A third strategy relates to a renewed focus on the public service benefits of working in the public sector. While public employers have historically been able to supplement relatively low wage rates by offering job candidates the promise of generous, guaranteed retirement benefits, this will most likely not be the case moving forward. As a result, public employers seeking to remain competitive in the broader labor market will need to develop and implement recruitment strategies that frame public job opportunities as public service opportunities, not simply generic means of stable employment (Perry et al., 2009; Perry and Buckwalter, 2010). While this task may be less difficult for occupations that are clearly rooted in public service (e.g., a foreign service officer or firefighter), it will be a greater challenge to do so for jobs with direct counterparts in the private sector (e.g., an accountant). Some public employers are already meeting this challenge and stand out as examples for other employers. As the US federal government's tax collector, one would not immediately think of the Internal Revenue Service (IRS) as a first choice for those seeking to fulfill their public service motivation. Yet despite this obvious shortcoming in its public perception, the IRS has successfully linked its core tax collection efforts to other activities more commonly associated with public service. For instance, in its career literature, it asserts that its tax collection efforts are critical to “securing the nation and protecting social services” and to “maintaining parklands and forests, building libraries, opening museums, enhancing schools and much, much more” (US Internal Revenue Service, 2014). Such efforts to connect seemingly unrelated occupations to essential public service activities stand out as clear examples for the public sector as a whole.

Summary

This chapter has looked at some of the more pressing challenges in contemporary public sector compensation and has highlighted how these challenges have been influenced by the unique environmental context that public compensation systems operate within. While traditional compensation systems have been effective at establishing internal wage equity and limiting the presence of favoritism, patronage, and discrimination in the workplace, they have generally been perceived as falling short in their ability to reward individuals and encourage high performance.

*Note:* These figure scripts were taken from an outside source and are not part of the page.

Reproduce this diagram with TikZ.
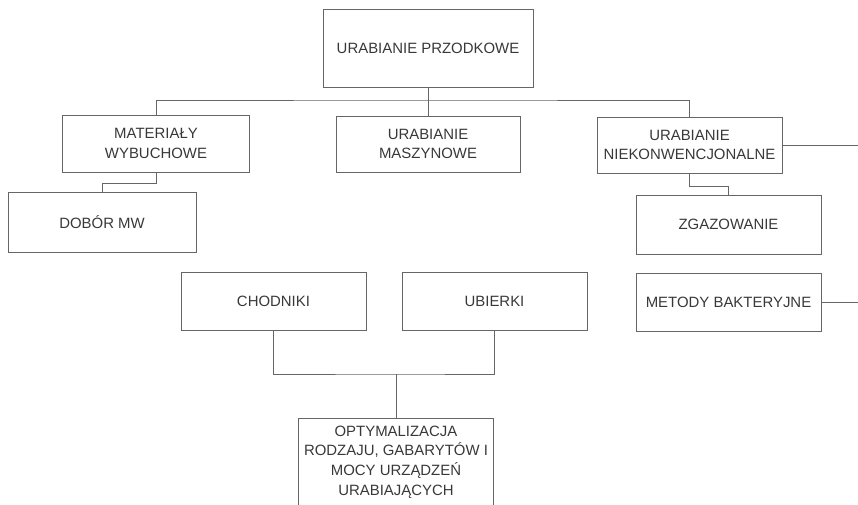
\documentclass[tikz,border=0pt]{standalone}
\usepackage{fontspec}
\setmainfont{Liberation Sans}
\definecolor{linia}{gray}{0.4}
\definecolor{napis}{gray}{0.22}
\begin{document}
\begin{tikzpicture}[x=0.02cm,y=-0.02cm,
        blok/.style={draw=linia,line width=0.45pt,align=center,inner sep=0pt,
            text=napis,font=\fontsize{8.5}{11.2}\selectfont,
            minimum width=3.7cm,minimum height=1.16cm},
        lacz/.style={draw=linia,line width=0.45pt}]
                \useasboundingbox (0,0) rectangle (858,504);
                \node[blok,minimum width=4.2cm,minimum height=1.56cm] (przodek) at (428,48) {URABIANIE PRZODKOWE};
                \node[blok,minimum width=3.74cm,minimum height=1.14cm] (mw) at (156,143.5) {MATERIAŁY\\WYBUCHOWE};
                \node[blok,minimum width=3.68cm,minimum height=1.12cm] (maszyny) at (428,144) {URABIANIE\\MASZYNOWE};
                \node[blok,minimum height=1.12cm] (niekonw) at (689.5,145) {URABIANIE\\NIEKONWENCJONALNE};
                \node[blok,minimum width=3.76cm,minimum height=1.2cm] (dobor) at (102,222) {DOBÓR MW};
                \node[blok,minimum height=1.18cm] (zgaz) at (728.5,224.5) {ZGAZOWANIE};
                \node[blok] (bakterie) at (728.5,302) {METODY BAKTERYJNE};
                \node[blok] (chodniki) at (273.5,301) {CHODNIKI};
                \node[blok] (ubierki) at (494.5,301) {UBIERKI};
                \node[blok,minimum width=3.9cm,minimum height=1.76cm] (optym) at (396,462)
                    {OPTYMALIZACJA\\RODZAJU, GABARYTÓW I\\MOCY URZĄDZEŃ\\URABIAJĄCYCH};

                \coordinate (szyna) at (428,100);
                \coordinate (wezel) at (396,374);
                \coordinate (prawy1) at (862,145);
                \coordinate (prawy2) at (862,302);

                \draw[lacz] (przodek.south) -- (szyna);
                \draw[lacz] (mw.north) |- (szyna) -| (niekonw.north);
                \draw[lacz] (szyna) -- (maszyny.north);
                \draw[lacz] (mw.south) -- ++(0,11) -| (dobor.north);
                \draw[lacz] (niekonw.south) -- ++(0,13) -| (zgaz.north);
                \draw[lacz] (niekonw.east) -- (prawy1);
                \draw[lacz] (bakterie.east) -- (prawy2);
                \draw[lacz] (chodniki.south) |- (wezel) -| (ubierki.south);
                \draw[lacz] (wezel) -- (optym.north);
            \end{tikzpicture}
\end{document}
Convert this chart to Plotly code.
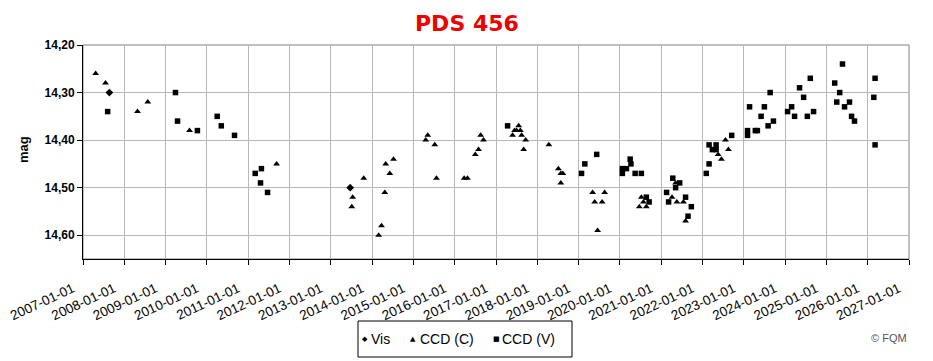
import plotly.graph_objects as go

# ---- data ----
vis_dates = ["2007-08-22", "2013-06-21"]
vis_mag = [14.30, 14.50]

ccdc_dates = [
    "2007-04-23", "2007-07-19", "2008-04-27", "2008-07-27", "2009-07-31", "2011-09-09",
    "2013-07-13", "2013-07-05", "2013-10-19", "2014-02-28", "2014-03-25", "2014-04-23",
    "2014-05-01", "2014-06-06", "2014-07-09", "2015-04-20", "2015-05-08", "2015-07-09",
    "2015-07-24", "2016-03-25", "2016-04-23", "2016-07-01", "2016-07-30", "2016-08-18",
    "2016-09-12", "2017-05-27", "2017-06-14", "2017-07-02", "2017-07-20", "2017-08-04",
    "2017-08-15", "2017-09-20", "2017-09-02", "2018-04-13", "2018-07-06", "2018-07-28",
    "2018-08-15", "2018-07-28", "2019-05-05", "2019-08-19", "2019-05-23", "2019-07-28",
    "2019-06-18", "2020-07-09", "2020-07-27", "2020-06-21", "2020-08-22", "2021-04-06",
    "2021-05-19", "2021-05-08", "2021-07-16", "2021-08-04", "2022-05-19", "2022-06-17",
    "2022-07-23", "2022-08-18",
]
ccdc_mag = [
    14.26, 14.28, 14.34, 14.32, 14.38, 14.45,
    14.52, 14.54, 14.48, 14.60, 14.58, 14.51,
    14.45, 14.47, 14.44, 14.40, 14.39, 14.41,
    14.48, 14.48, 14.48, 14.43, 14.42, 14.39,
    14.40, 14.39, 14.38, 14.38, 14.37, 14.38,
    14.39, 14.40, 14.42, 14.41, 14.46, 14.47,
    14.47, 14.49, 14.51, 14.51, 14.53, 14.53,
    14.59, 14.52, 14.53, 14.54, 14.54, 14.52,
    14.53, 14.49, 14.53, 14.57, 14.43, 14.44,
    14.40, 14.42,
]

ccdv_dates = [
    "2007-08-07", "2009-03-29", "2009-04-16", "2009-10-09", "2010-04-02", "2010-05-08",
    "2010-09-02", "2011-03-04", "2011-04-28", "2011-04-20", "2011-06-21", "2017-04-13",
    "2019-01-27", "2019-02-25", "2019-06-10", "2020-01-23", "2020-01-23", "2020-02-28",
    "2020-04-01", "2020-04-08", "2020-05-15", "2020-07-09", "2020-08-22", "2020-09-16",
    "2021-02-17", "2021-03-07", "2021-04-13", "2021-05-08", "2021-06-13", "2021-08-04",
    "2021-09-24", "2021-08-26", "2022-02-03", "2022-02-28", "2022-02-28", "2022-03-29",
    "2022-05-01", "2022-05-01", "2022-09-16", "2023-02-03", "2023-02-03", "2023-02-21",
    "2023-04-13", "2023-05-01", "2023-06-03", "2023-07-02", "2023-08-04", "2023-08-22",
    "2023-09-20", "2024-01-23", "2024-02-28", "2024-03-25", "2024-05-08", "2024-06-13",
    "2024-07-16", "2024-08-11", "2024-09-09", "2025-03-15", "2025-04-02", "2025-04-28",
    "2025-05-23", "2025-06-10", "2025-07-24", "2025-08-11", "2025-09-06", "2026-02-24",
    "2026-03-07", "2026-03-07",
]
ccdv_mag = [
    14.34, 14.30, 14.36, 14.38, 14.35, 14.37,
    14.39, 14.47, 14.46, 14.49, 14.51, 14.37,
    14.47, 14.45, 14.43, 14.46, 14.47, 14.46,
    14.44, 14.45, 14.47, 14.47, 14.52, 14.53,
    14.51, 14.53, 14.48, 14.50, 14.49, 14.52,
    14.54, 14.56, 14.47, 14.45, 14.41, 14.42,
    14.41, 14.42, 14.39, 14.38, 14.39, 14.33,
    14.38, 14.38, 14.35, 14.33, 14.37, 14.30,
    14.36, 14.34, 14.33, 14.35, 14.29, 14.31,
    14.35, 14.27, 14.34, 14.28, 14.32, 14.30,
    14.24, 14.33, 14.32, 14.35, 14.36, 14.31,
    14.27, 14.41,
]

x_tick_dates = [
    "2007-01-01", "2008-01-01", "2009-01-01", "2010-01-01", "2011-01-01",
    "2012-01-01", "2013-01-01", "2014-01-01", "2015-01-01", "2016-01-01",
    "2017-01-01", "2018-01-01", "2019-01-01", "2020-01-01", "2021-01-01",
    "2022-01-01", "2023-01-01", "2024-01-01", "2025-01-01", "2026-01-01",
    "2027-01-01",
]
y_ticks = [14.20, 14.30, 14.40, 14.50, 14.60]
series_names = ["Vis", "CCD (C)", "CCD (V)"]
legend_glyphs = ["◆", "▲", "■"]

# The page body has an 8px margin, so the figure is sized to fit the window.
PL, PT, PW, PH = 83, 45, 826, 214   # plot area in window pixels


def px(x):
    return (x - PL) / PW


def py(y):
    return (PT + PH - y) / PH


fig = go.Figure()
fig.add_trace(go.Scatter(x=vis_dates, y=vis_mag, mode="markers", name=series_names[0],
                         marker=dict(symbol="diamond", size=6, color="black")))
fig.add_trace(go.Scatter(x=ccdc_dates, y=ccdc_mag, mode="markers", name=series_names[1],
                         marker=dict(symbol="triangle-up", size=6, color="black")))
fig.add_trace(go.Scatter(x=ccdv_dates, y=ccdv_mag, mode="markers", name=series_names[2],
                         marker=dict(symbol="square", size=5.5, color="black")))

annotations = [
    dict(text="<b>PDS 456</b>", xref="paper", yref="paper", x=px(467), y=py(23),
         xanchor="center", yanchor="middle", showarrow=False,
         font=dict(family="DejaVu Sans, Verdana, sans-serif", size=22, color="#ee0000")),
    dict(text="<b>mag</b>", xref="paper", yref="paper", x=px(23), y=py(150),
         xanchor="center", yanchor="middle", textangle=-90, showarrow=False,
         font=dict(size=13)),
    dict(text="© FQM", xref="paper", yref="paper", x=px(909), y=py(338),
         xanchor="right", yanchor="middle", showarrow=False,
         font=dict(size=11, color="#555555")),
]
sym_x = [365, 413, 496]
txt_x = [369, 418, 500]
for name, glyph, sx, tx in zip(series_names, legend_glyphs, sym_x, txt_x):
    annotations.append(dict(text=glyph, xref="paper", yref="paper", x=px(sx), y=py(339),
                            xanchor="center", yanchor="middle", showarrow=False,
                            font=dict(family="DejaVu Sans", size=7, color="black")))
    annotations.append(dict(text=name, xref="paper", yref="paper", x=px(tx), y=py(339),
                            xanchor="left", yanchor="middle", showarrow=False,
                            font=dict(size=14, color="black")))

fig.update_layout(
    width=925, height=353,
    margin=dict(l=75, r=24, t=37, b=102, autoexpand=False),
    paper_bgcolor="white", plot_bgcolor="white",
    separators=",.",
    font=dict(family="Liberation Sans, Arial, sans-serif", color="black"),
    showlegend=False,
    xaxis=dict(
        type="date", range=["2007-01-01", "2027-01-01"],
        tickvals=x_tick_dates,
        ticktext=[d + "\u00a0\u00a0\u00a0" for d in x_tick_dates],
        tickangle=-25, tickfont=dict(size=13.5),
        ticklabelstandoff=6, ticklabeloverflow="allow",
        showgrid=True, gridcolor="#b8b8b8", gridwidth=1,
        showline=True, linecolor="black", linewidth=1,
        ticks="outside", ticklen=5, tickcolor="black",
        zeroline=False, automargin=False,
    ),
    yaxis=dict(
        range=[14.65, 14.20], tickvals=y_ticks, tickformat=".2f",
        tickfont=dict(size=12, family="Liberation Sans, Arial", weight="bold"),
        showgrid=True, gridcolor="#b8b8b8", gridwidth=1,
        showline=True, linecolor="black", linewidth=1,
        ticks="outside", ticklen=5, tickcolor="black",
        zeroline=False, automargin=False,
    ),
    shapes=[
        dict(type="rect", xref="paper", yref="paper", x0=0, x1=1, y0=0, y1=1,
             line=dict(color="#808080", width=1), layer="below"),
        dict(type="rect", xref="paper", yref="paper", x0=px(358), x1=px(572),
             y0=py(357), y1=py(321), line=dict(color="black", width=1),
             fillcolor="white", layer="below"),
    ],
    annotations=annotations,
)

fig.write_html("out.html")
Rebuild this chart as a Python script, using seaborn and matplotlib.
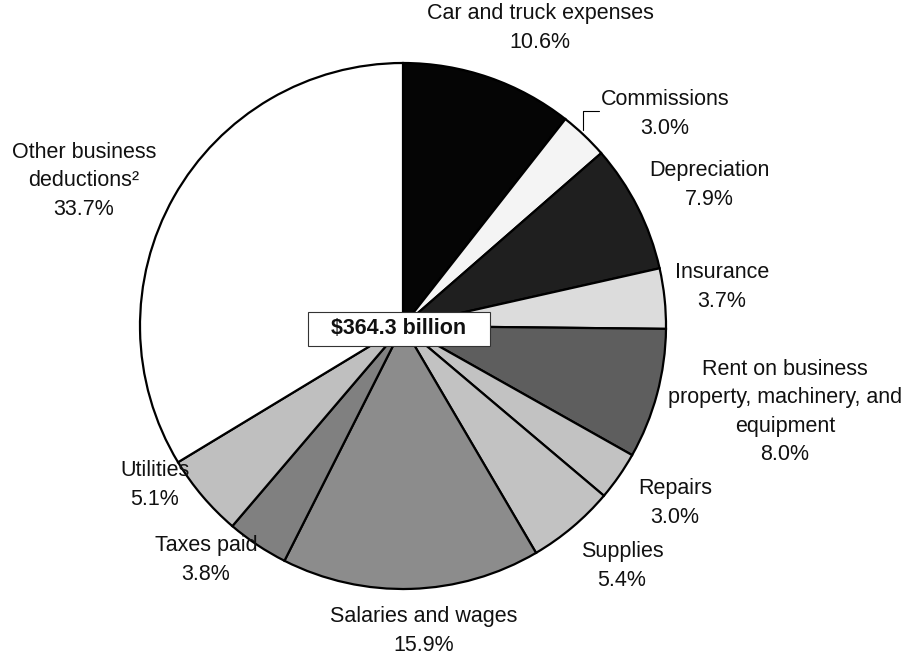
import matplotlib
matplotlib.use("Agg")
import matplotlib.pyplot as plt
from matplotlib.lines import Line2D
from matplotlib.patches import Rectangle
import seaborn as sns

categories = ["Car and truck expenses", "Commissions", "Depreciation", "Insurance",
              "Rent on business\nproperty, machinery, and\nequipment", "Repairs", "Supplies",
              "Salaries and wages", "Taxes paid", "Utilities", "Other business\ndeductions\u00b2"]
values = [10.6, 3.0, 7.9, 3.7, 8.0, 3.0, 5.4, 15.9, 3.8, 5.1, 33.7]
colors = ["#050505", "#f4f4f4", "#1f1f1f", "#dcdcdc", "#5e5e5e", "#c2c2c2", "#c2c2c2",
          "#8c8c8c", "#808080", "#bfbfbf", "#ffffff"]
total_label = "$364.3 billion"

# label anchor positions in pixels (x, y from top)
label_pos = [(540, 28), (665, 114), (709, 185), (722, 287), (785, 412), (675, 503),
             (622, 566), (424, 631), (206, 560), (155, 485), (84, 181)]

sns.set_theme(style="white")
plt.rcParams['font.family'] = ['Liberation Sans', 'DejaVu Sans']

W, H = 906, 656
fig = plt.figure(figsize=(W / 100, H / 100), dpi=100)
cx, cy, r = 403, 326, 263
ax = fig.add_axes([(cx - r) / W, 1 - (cy + r) / H, 2 * r / W, 2 * r / H])
ax.pie(values, colors=colors, startangle=90, counterclock=False, radius=1,
       wedgeprops=dict(edgecolor="black", linewidth=1.6))
ax.set_xlim(-1, 1)
ax.set_ylim(-1, 1)
ax.set_aspect("equal")
ax.axis("off")

for cat, val, (px, py) in zip(categories, values, label_pos):
    fig.text(px / W, 1 - py / H, f"{cat}\n{val:.1f}%", ha="center", va="center",
             fontsize=15.5, color="#111111", linespacing=1.45)

# leader line for Commissions
fig.add_artist(Line2D([599 / W, 583 / W, 583 / W], [1 - 111 / H, 1 - 111 / H, 1 - 130 / H],
                      transform=fig.transFigure, color="black", linewidth=0.8))

# total box
bx0, by0, bx1, by1 = 308, 312, 490, 346
fig.add_artist(Rectangle((bx0 / W, 1 - by1 / H), (bx1 - bx0) / W, (by1 - by0) / H,
                         transform=fig.transFigure, facecolor="white",
                         edgecolor="#333333", linewidth=0.8, zorder=5))
fig.text((bx0 + bx1) / 2 / W, 1 - (by0 + by1) / 2 / H, total_label, ha="center", va="center",
         fontsize=15.5, fontweight="bold", color="#111111", zorder=6)

fig.savefig("out.png", dpi=100)
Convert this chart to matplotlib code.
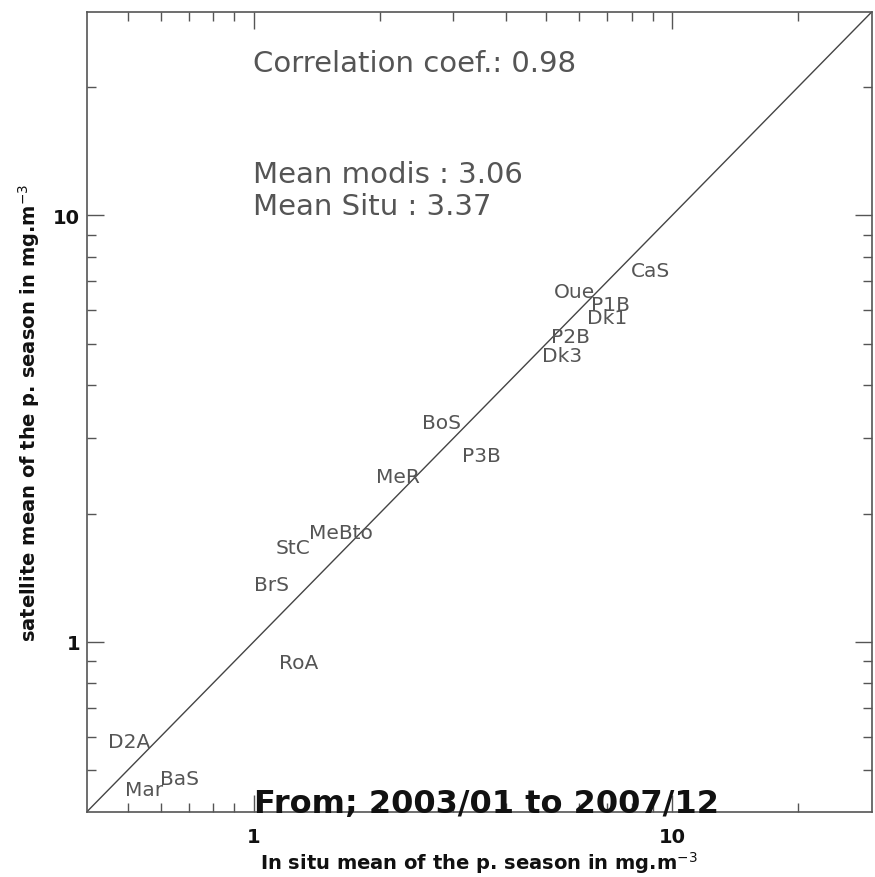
import matplotlib
matplotlib.use("Agg")
import matplotlib.pyplot as plt
from matplotlib.ticker import FixedLocator, NullFormatter, FixedFormatter

# Seasonal chlorophyll means per station: in situ vs satellite (mg.m-3)
stations = ["CaS", "Oue", "P1B", "Dk1", "P2B", "Dk3", "BoS", "P3B", "MeR",
            "MeBto", "StC", "BrS", "RoA", "D2A", "Mar", "BaS"]
in_situ = [7.97, 5.23, 6.40, 6.27, 5.13, 4.90, 2.53, 3.15, 1.96,
           1.36, 1.13, 1.00, 1.15, 0.448, 0.492, 0.597]
satellite = [7.20, 6.42, 6.01, 5.58, 5.04, 4.55, 3.18, 2.65, 2.37,
             1.75, 1.62, 1.32, 0.871, 0.567, 0.438, 0.464]

corr_coef = 0.98
mean_modis = 3.06
mean_situ = 3.37
period = ("2003/01", "2007/12")

axis_range = (0.4, 30.0)
major_ticks = [1, 10]
minor_ticks = [0.5, 0.6, 0.7, 0.8, 0.9, 2, 3, 4, 5, 6, 7, 8, 9, 20]

grey = "#555555"

fig = plt.figure(figsize=(8.75, 8.78), dpi=100)
ax = fig.add_axes([0.0994, 0.0744, 0.897, 0.911])
ax.set_xscale("log")
ax.set_yscale("log")
ax.set_xlim(*axis_range)
ax.set_ylim(*axis_range)

# 1:1 line across the whole frame
ax.plot(axis_range, axis_range, color="#444444", lw=1.0)

for name, xv, yv in zip(stations, in_situ, satellite):
    ax.text(xv, yv, name, fontsize=14.5, color=grey, ha="left", va="baseline")

ax.text(0.2115, 0.926, f"Correlation coef.: {corr_coef:.2f}", transform=ax.transAxes,
        fontsize=21, color=grey, ha="left", va="baseline")
ax.text(0.2115, 0.787, f"Mean modis : {mean_modis:.2f}", transform=ax.transAxes,
        fontsize=21, color=grey, ha="left", va="baseline")
ax.text(0.2115, 0.747, f"Mean Situ : {mean_situ:.2f}", transform=ax.transAxes,
        fontsize=21, color=grey, ha="left", va="baseline")
ax.text(1.0, axis_range[0], f"From; {period[0]} to {period[1]}", fontsize=23,
        fontweight="bold", color="#111111", ha="left", va="baseline")

for axis in (ax.xaxis, ax.yaxis):
    axis.set_major_locator(FixedLocator(major_ticks))
    axis.set_major_formatter(FixedFormatter([str(t) for t in major_ticks]))
    axis.set_minor_locator(FixedLocator(minor_ticks))
    axis.set_minor_formatter(NullFormatter())

ax.tick_params(which="both", direction="in", top=True, right=True, color=grey, width=1.0)
ax.tick_params(which="major", length=12)
ax.tick_params(which="minor", length=6.5)
ax.tick_params(axis="x", which="major", pad=11, labelsize=14)
ax.tick_params(axis="y", which="major", pad=5, labelsize=14)
for lab in ax.get_xticklabels() + ax.get_yticklabels():
    lab.set_fontweight("bold")
    lab.set_color("#111111")

for sp in ax.spines.values():
    sp.set_color(grey)
    sp.set_linewidth(1.2)

ax.set_xlabel("In situ mean of the p. season in mg.m$^{-3}$", fontsize=14,
              fontweight="bold", color="#111111", labelpad=2)
ax.set_ylabel("satellite mean of the p. season in mg.m$^{-3}$", fontsize=14,
              fontweight="bold", color="#111111", labelpad=8)

fig.savefig("out.png", dpi=100)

Merit pay and pay-banding reforms have sought to address these shortcomings, but evidence from research and practice continues to highlight their incompatibility with public compensation systems and inability to significantly improve employee performance. Related to the challenge of effectively rewarding individual employees, there has been a growing debate over the overall competitiveness of public sector wage rates, and this issue has grown in importance as governments seek to scale back public sector retirement benefits to address unfunded pension liabilities. For governments seeking to adopt more wage-based, defined-contribution retirement plans, the overall competitiveness of their wages will become a critical factor in maintaining their human capital capacity.

A number of strategic steps can be taken to ensure the continued effectiveness of public sector compensation systems. First, public managers should devote more time and resources to crafting nonmonetary rewards strategies. Second, policymakers should seek to adjust traditional compensation policies to allow increased wage growth opportunities without giving up the benefits of such systems in terms of fairness and equity. Last, and most important, policymakers and public managers should bolster their efforts to focus on the public service benefits of public employment. It is highly unlikely that the public sector will ever match the private sector in terms of its compensation practices, but the opportunity to affect lives and serve the public good will remain one of the critical assets of public employment.